Published on June 26th, 2018

Ideal Home

Starring Paul Rudd, Steve Coogan, Jack Gore, and Alison Pill

Directed by Andrew Fleming

Reviewed by Michael Dalton

[rating: 1/5]

Bearing witness to the alarmingly superficial comedy Ideal Home, I had no idea that director Andrew Fleming had based his screenplay on his own adventures as one half of a gay couple raising a child. Why would I? Could a life-changing experience be this trite? Written to be touching, feel good funny, and show us the challenges that come with such a responsibility, we instead get a movie full of missed opportunities, corny and clichéd jokes (yes even a framed photo of the couple meeting Liza Minnelli), and a grating, obnoxious “performance” by Steve Coogan as Erasmus, an “outrageous” food expert with his own cooking show which is directed by his partner Paul, (Paul Rudd), who describes Erasmus as  “a gay Butch Cassidy but not butch”. Paul understandably suffers from anxiety attacks. Be warned, they’re contagious.
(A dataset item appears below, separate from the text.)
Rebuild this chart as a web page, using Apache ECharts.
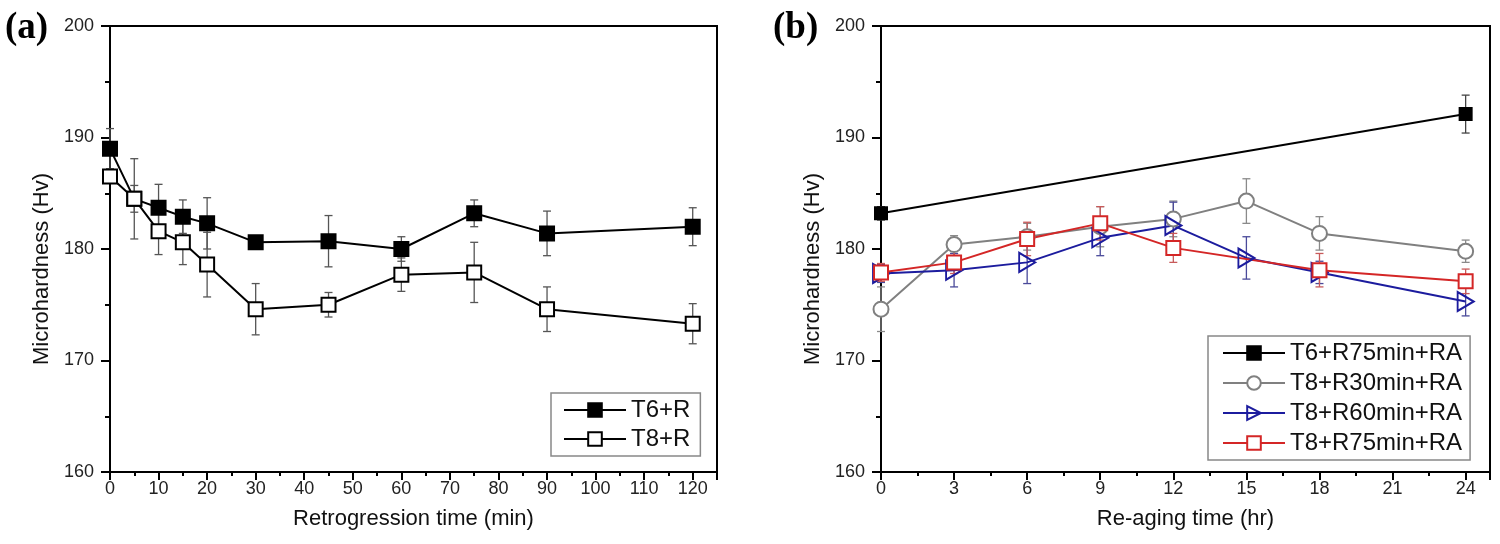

The lives of Erasmus and Paul are lavish with gourmet dinners for their friends, gallons of fine wine, and no responsibility beyond themselves. I started wondering if Cher would show up but instead a little redheaded boy does who turns out to be Erasmus’s grandson (Jack Gore), a grandson he didn’t know existed. Erasmus’s own son, now an incarcerated criminal, was the result of experimenting in his wilder days (“I was probably off my tits on Quaaludes” he clucks) and now he and Paul are stuck with the end result. What a shame the child, who refuses to reveal his embarrassing name, is so unlikable. He’s insolent, barely speaks, loves video games, and demands Taco Bell, morning, noon, and night. The youngster soon settles into grampa’s glamorous Santa Fe mansion, hears the boys making whoopee, stumbles across their private movie collection (Bareback Mountain!!!), and reads out a school report, complete with expletives, about life at home. The trio even go to a birthday party where their hostess is horrified that men like Erasmus and Paul have been given beer instead of wine. When we finally arrive at the happy ending after a near tragedy (its as if, praise the lord, half a dozen scenes had been removed for expediency), the little charmer, surprise surprise, now prefers a la carte.

Who is this movie for? So watered down with a hefty dose of bitchy gay humour and plenty of nods to all things queer, it left me depressed (and my companion asleep). Is this the best a gay filmmaker could come up with? Aside from Paul Rudd, undoubtedly one of the finest characters around, all we get are one-dimensional characters, a rushed courtroom showdown, and still more Taco Bell. Such is the lack of insight, Fleming’s clearly aiming for broader audiences and bravo to him but the soggy screenplay leaves with you with little more than cheap sentiment. Bette Davis would’ve detested it.